When the acid is added, the solution changes from purple (pH 10) to red (pH 4). The color of the solution then slowly changes to orange, yellow, green, blue, and finally back to violet as the magnesium hydroxide slowly dissolves. This process continues until all the magnesium hydroxide is neutralized, leaving only a clear solution of magnesium sulfate, which will be red due to the low pH, a result of the excess sulfuric acid. The final solution is also clear, indicating a solution rather than a suspension.
Mg(OH)2(s) Mg2+(aq) + 2OH–(aq)
Mg(OH)2(aq) + H2SO4(aq) → MgSO4(aq) + 2H2O(l)
Why does the solution change color very quickly when the acid is added? Explain the reactions or processes that are occurring.
The neutralization reaction between the hydroxide ions in solution and the acid is very fast.
Why does the solution slowly return to the original color? Explain the reactions or processes are occurring?

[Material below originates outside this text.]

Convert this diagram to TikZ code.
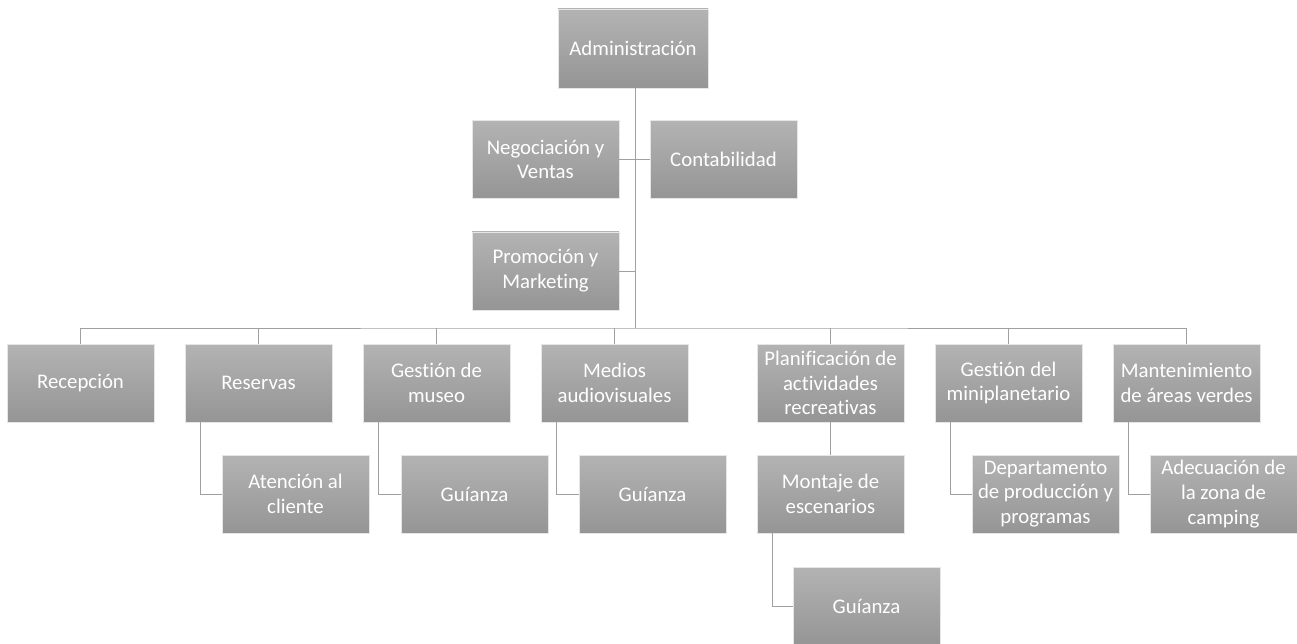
\documentclass[tikz,border=0pt]{standalone}
\usepackage{fontspec}
\setmainfont{Carlito}[RawFeature={-liga;-clig}]
\usetikzlibrary{calc}
\definecolor{boxtop}{HTML}{B3B3B3}
\definecolor{boxbot}{HTML}{959595}
\definecolor{boxedge}{HTML}{E6E6E6}
\definecolor{wire}{HTML}{A0A0A0}
\begin{document}
\begin{tikzpicture}[x=1pt,y=-1pt,
  unit/.style={rectangle, draw=boxedge, line width=0.8pt,
    top color=boxtop, bottom color=boxbot, text=white,
    minimum width=147pt, minimum height=78pt, inner sep=1pt,
    align=center, font=\fontsize{20.8}{24.8}\selectfont},
  wide/.style={minimum width=150pt, minimum height=79pt},
  link/.style={draw=wire, line width=1pt}]
\useasboundingbox (0,0) rectangle (1297,644);
\fill[white] (0,0) rectangle (1297,644);

% top management and staff units
\node[unit,wide] (adm) at (633,48.5) {Administración};
\node[unit] (neg) at (545.5,159.5) {Negociación y\\Ventas};
\node[unit] (cont) at (723.5,159.5) {Contabilidad};
\node[unit] (prom) at (545.5,271) {Promoción y\\Marketing};

% departments
\node[unit] (rec)  at (80.5,383)   {Recepción};
\node[unit] (res)  at (258.5,383)  {Reservas};
\node[unit] (mus)  at (436.5,383)  {Gestión de\\museo};
\node[unit] (med)  at (614.5,383)  {Medios\\audiovisuales};
\node[unit] (plan) at (830.5,383)  {Planificación de\\actividades\\recreativas};
\node[unit] (gest) at (1008.5,383) {Gestión del\\miniplanetario};
\node[unit] (mant) at (1186.5,383) {Mantenimiento\\de áreas verdes};

% sub-units
\node[unit] (aten)  at (295.5,494)  {Atención al\\cliente};
\node[unit] (guia1) at (474.5,494)  {Guíanza};
\node[unit] (guia2) at (652.5,494)  {Guíanza};
\node[unit] (mont)  at (830.5,494)  {Montaje de\\escenarios};
\node[unit] (dep)   at (1045.5,494) {Departamento\\de producción y\\programas};
\node[unit] (adec)  at (1223.5,494) {Adecuación de\\la zona de\\camping};
\node[unit] (guia3) at (866.5,606)  {Guíanza};

% trunk and bus
\coordinate (busmid) at ($(adm.south)+(2,0)$);
\coordinate (bus) at (busmid |- 0,328);
\draw[link] (busmid) -- (bus);
\draw[link] (neg.east) -- (cont.west);
\draw[link] (prom.east) -- (prom.east -| bus);
\draw[link] (rec.north) |- (bus) -| (mant.north);
\foreach \n in {res,mus,med,plan,gest}
  \draw[link] (\n.north) -- (\n.north |- bus);

% sub-unit connectors
\draw[link] ($(res.south west)+(16,0)$) |- (aten.west);
\draw[link] ($(mus.south west)+(16,0)$) |- (guia1.west);
\draw[link] ($(med.south west)+(16,0)$) |- (guia2.west);
\draw[link] (plan.south) -- (mont.north);
\draw[link] ($(mont.south west)+(16,0)$) |- (guia3.west);
\draw[link] ($(gest.south west)+(16,0)$) |- (dep.west);
\draw[link] ($(mant.south west)+(16,0)$) |- (adec.west);
\end{tikzpicture}
\end{document}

Once all the hydroxide ions in solution are consumed, the magnesium hydroxide slowly dissolves to relieve the disrupted equilibrium as described by Le Châtelier’s principle.
Using Le Châtelier’s principle, explain the color changes observed in the demonstration.
The hydroxide ions (OH–) in solution are neutralized, causing a disruption of the solubility equilibrium for magnesium hydroxide. This causes more of the solid magnesium hydroxide to dissolve. The stress of disrupted equilibrium is relieved as described by Le Châtelier’s principle, which states that if a stress is placed upon a reaction at equilibrium, the reaction shifts to relieve that stress.